Second Compressors

andrushkiwt

Well-known member
For those of you using a second compressor on things like a vocal bus, bass, or master channel, what is driving your decision to use it in the first place? Is it typically a slower reacting compressor, with less drastic reduction that's only there to smooth out the long-term gain, while the first is controlling transients? If so, does the second compressor ever have a different purpose in your mix for being there (other than straight up preferred color, perhaps)?

I usually have my vocal bus set up with 2 compressors; the second with the purpose above. Just curious what others use it for and seeing if I'm maximizing the potential with it. thanks
 
I stack two compressors in series on the vocal track, sometimes even three.

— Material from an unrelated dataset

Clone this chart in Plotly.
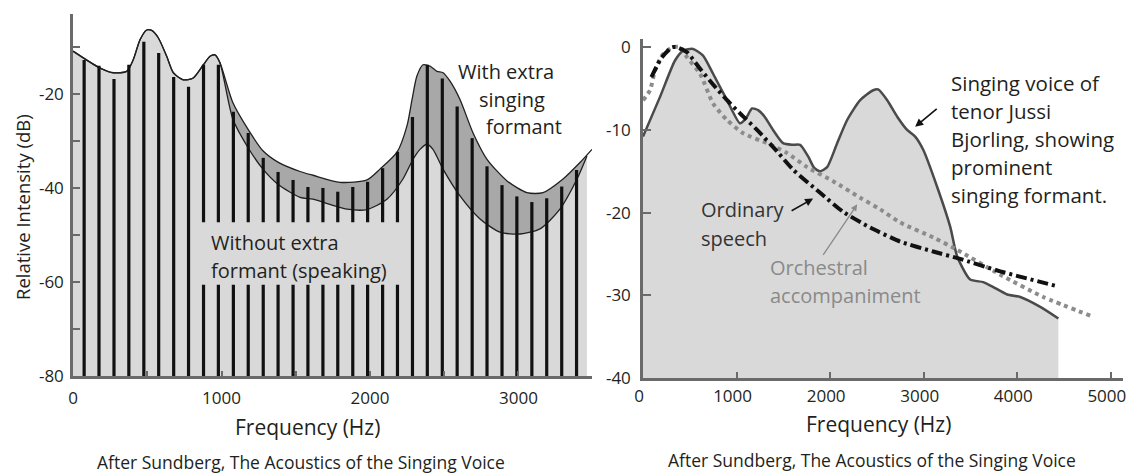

I set them up the way you mentioned. It's all the same ReaComp compressor, so I'm not looking to add different textures. It just seems to sound more natural running multiple compressors at less extreme settings. Don't know why that is.
 
I stack two compressors in series on the vocal track, sometimes even three. I set them up the way you mentioned. It's all the same ReaComp compressor, so I'm not looking to add different textures. It just seems to sound more natural running multiple compressors at less extreme settings. Don't know why that is.

But how do you set your A/R? If the seconds' attack is faster than the first, I'd imagine there'd be some nasty artifacts...if not set properly, you might have an A/R problem where they are stepping on each other and overlapping their respective time constraints.
 
It's like you said originally. The first is set for a quick attack and release to catch the transients, then the second for longer to smooth out the overall levels.

The other thing I do is adjust the output gain on the first compressor to control how much the second one gets triggered. That's a fine adjustment, as it makes a big difference in the overall result.
 
This has always seemed exactly backwards to me. It made sense when we were actually tracking as hot as we could that we'd want to compress transients first just keep them from distorting on the way to tape. By the time we're dropping on plugins, though, it's too late for that.

The thing is that usually when the sustain (of just about any source) gets quieter, the associated transients do too. Sing one word quiet. Then sing it loud. Now normalize them and the overall envelope should be about the same - the transients are about the same amount louder than the sustained parts in both cases.

Now if you go smashing down the transients before leveling, you're going to end up with each word about the same overall volume, but the ones that were quieter to begin with are going to have louder transients and in extreme cases, you're going to want to smash those down with yet another faster compressor.

There is something to be said for emulating the sounds that people got back when it was more important to protect the recording medium from overs, but that in my mind is a special effect.

For the most part I do the slow leveling compression first so that the faster "limiting" compressor acts more consistently overall. I do this with vox, bass guitars, drums, or really whatever I think needs both leveling and peak control.